Moje głęboko drzemiące zwierzęce instynkty miały szansę się zamanifestować... I znów to fantomowe wrażenie obcych części ciała jak łapy, ogon czy pysk.
Teriantropia jest znana od wieków, w porządku, jest to możliwe... ale czuję się zdezorientowana. Dlaczego? Nie mam pojęcia, jaki jest mój teriotyp. Ok, wiem, że coś psowatego, drapieżnego, ale co? Wilk? Lis?
Ogon puchaty jak u wilka i lisa, łapy z pazurami- to samo, wydłużony pysk.
Co do mojego zachowania...jestem ciekawska, ale ostrożna.

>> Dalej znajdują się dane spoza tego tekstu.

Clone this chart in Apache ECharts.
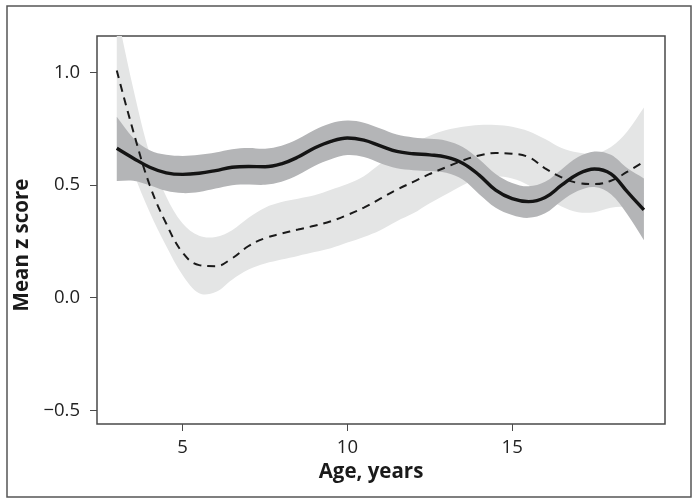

Wczoraj taka byłam.
Gdy zachodzi słońce, zaczynam biec... |
Nie będę zagłębiać się w szczegóły związane z odczuciami, ponieważ zwykły czytelnik ich nie zrozumie. Myślę, że z podobnymi tendencjami trzeba się po prostu urodzić.
Nie robię niczego na pokaz, o nie... piszę to, bo chcę, by ten blog był moją mapą. Zapisem siebie, która pozwoli mi jasno określić swój kierunek.
Może ktoś wartościowy to przeczyta, może się odezwie, kogoś podobnego poznam.
Nie wierzę w przypadki, gdy ma się jasno określony cel.